• _TO DO_
Take the listing from its first line through the line that contains "import plotly.graph_objects as go" and please retype those lines exactly, leaving out the pictures.

• _DATASET EXTRACT_
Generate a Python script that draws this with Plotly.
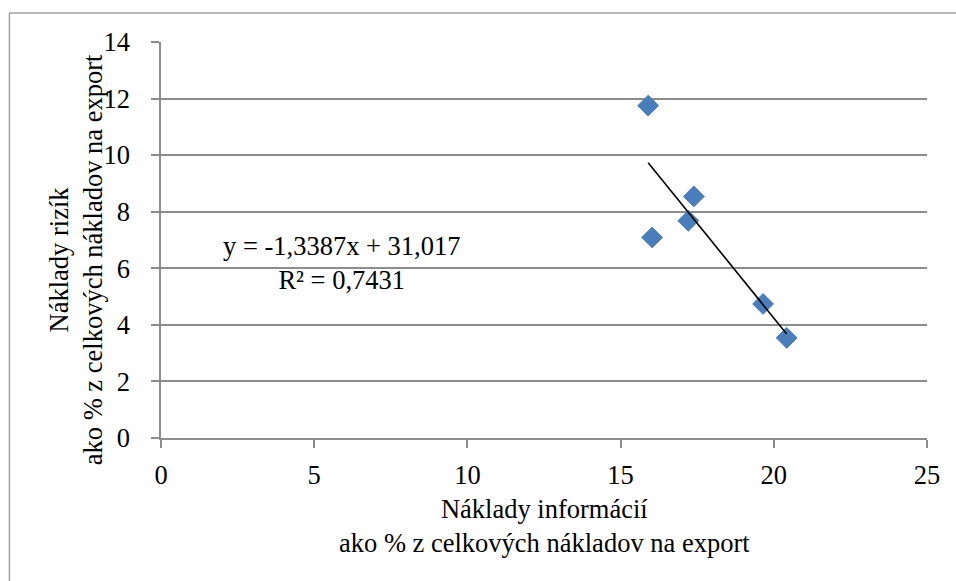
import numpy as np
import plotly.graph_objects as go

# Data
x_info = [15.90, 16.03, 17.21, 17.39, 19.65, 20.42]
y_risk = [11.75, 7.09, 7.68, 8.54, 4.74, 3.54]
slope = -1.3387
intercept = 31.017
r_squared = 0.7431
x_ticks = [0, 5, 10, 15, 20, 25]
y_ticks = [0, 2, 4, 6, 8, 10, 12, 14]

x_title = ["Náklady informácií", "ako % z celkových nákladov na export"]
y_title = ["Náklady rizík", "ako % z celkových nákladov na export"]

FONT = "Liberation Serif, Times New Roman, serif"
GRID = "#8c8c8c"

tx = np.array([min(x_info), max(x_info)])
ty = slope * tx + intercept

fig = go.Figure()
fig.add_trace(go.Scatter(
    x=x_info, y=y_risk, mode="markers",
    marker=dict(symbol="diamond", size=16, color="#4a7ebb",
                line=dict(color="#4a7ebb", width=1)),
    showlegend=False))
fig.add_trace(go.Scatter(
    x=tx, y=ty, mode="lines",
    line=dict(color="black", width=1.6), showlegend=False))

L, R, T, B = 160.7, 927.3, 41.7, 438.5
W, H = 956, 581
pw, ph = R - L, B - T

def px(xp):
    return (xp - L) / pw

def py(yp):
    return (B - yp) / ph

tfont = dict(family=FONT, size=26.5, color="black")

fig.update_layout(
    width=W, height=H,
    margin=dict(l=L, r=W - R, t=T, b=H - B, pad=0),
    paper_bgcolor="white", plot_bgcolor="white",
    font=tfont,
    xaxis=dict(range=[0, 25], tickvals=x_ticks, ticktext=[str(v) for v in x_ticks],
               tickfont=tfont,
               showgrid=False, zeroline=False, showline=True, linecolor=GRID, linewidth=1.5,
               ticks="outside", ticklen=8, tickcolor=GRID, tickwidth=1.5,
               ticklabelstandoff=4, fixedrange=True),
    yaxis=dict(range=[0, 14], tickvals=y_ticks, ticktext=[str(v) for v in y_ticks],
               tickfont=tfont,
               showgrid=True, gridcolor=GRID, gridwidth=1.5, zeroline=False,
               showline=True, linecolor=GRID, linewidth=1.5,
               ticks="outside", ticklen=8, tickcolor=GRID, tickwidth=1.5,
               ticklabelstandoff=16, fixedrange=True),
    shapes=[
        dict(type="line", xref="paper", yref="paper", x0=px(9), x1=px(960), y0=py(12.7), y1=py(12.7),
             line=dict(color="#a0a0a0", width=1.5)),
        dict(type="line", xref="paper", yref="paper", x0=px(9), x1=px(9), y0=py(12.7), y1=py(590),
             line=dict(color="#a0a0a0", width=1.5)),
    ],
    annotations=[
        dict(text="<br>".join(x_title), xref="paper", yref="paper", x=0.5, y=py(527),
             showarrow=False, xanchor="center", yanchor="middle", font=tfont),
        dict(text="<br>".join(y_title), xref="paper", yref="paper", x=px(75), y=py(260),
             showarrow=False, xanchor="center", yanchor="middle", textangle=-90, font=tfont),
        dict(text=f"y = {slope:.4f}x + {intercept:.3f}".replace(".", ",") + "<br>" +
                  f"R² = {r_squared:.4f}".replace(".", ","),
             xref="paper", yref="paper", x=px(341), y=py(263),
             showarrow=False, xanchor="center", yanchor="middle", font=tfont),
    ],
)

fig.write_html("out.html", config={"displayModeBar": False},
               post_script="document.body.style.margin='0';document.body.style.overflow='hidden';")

• _PROBLEM SOLUTION_
Generate a Python script that draws this with Plotly.
import numpy as np
import plotly.graph_objects as go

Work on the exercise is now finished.